I was watering my outdoor potted plants the other day and enjoying a particularly lovely cymbidium that is still in full bloom after at least two months. I got the plant as a hostess gift a year ago and was pleased to see that it was even fuller and had one more flower spike than last year. It was pleasant to remember the person who had given it to me, too. As I went around the patio from plant to plant, I realized that almost all of my favorites had a memory of another person associated with them. There are the two fuchsias that I adopted when my coworker moved away, a hoya vine a little old lady could no longer take care of, two more orchids that friends had gifted me with, a potted aloe that was a table decoration at my niece’s wedding, a philodendron I started from a cutting given me by some friends who sold their house and moved far away with the mother plant, a cutting now grown into a monster Christmas cactus from my ex’s great aunt, the grown-up begonia from her sister, a dear friend’s Boston fern that she couldn’t take with her, my grandpa’s cactus that my brother rescued and then passed some of to me; well, you get the idea. Nearly every plant had some good memory attached to it.
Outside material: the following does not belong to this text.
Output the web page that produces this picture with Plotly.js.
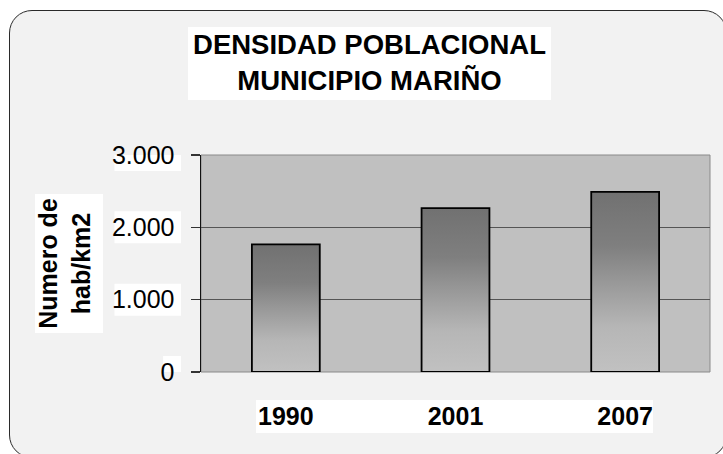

So, if you need a hostess gift, think plants. If you need to decorate for a special dinner, think plants that live on after they leave with the honored guests. If you want to keep the young members of your extended family connected to their greats and grands, propagate that cactus or begonia and pass it along. Welcome a new friend to the community, commemorate a significant date, even dedicate a street or park tree by donating to the Santa Barbara Beautiful street tree fund. Plants as living beings have their own histories, but when you imbue them with their own personal history, they become a great way to ensure that the memory lingers on.

June Tips

• Mulch everything. Keep a 3- to 6-inch layer in place to conserve moisture and reduce weeds.

• To have pumpkins ready for Halloween, plant now.

• Control mosquitoes with fish in water gardens, or Bt “dunks” in smaller containers.

• Watch for giant whitefly outbreaks. Hose off and apply worm castings on the soil.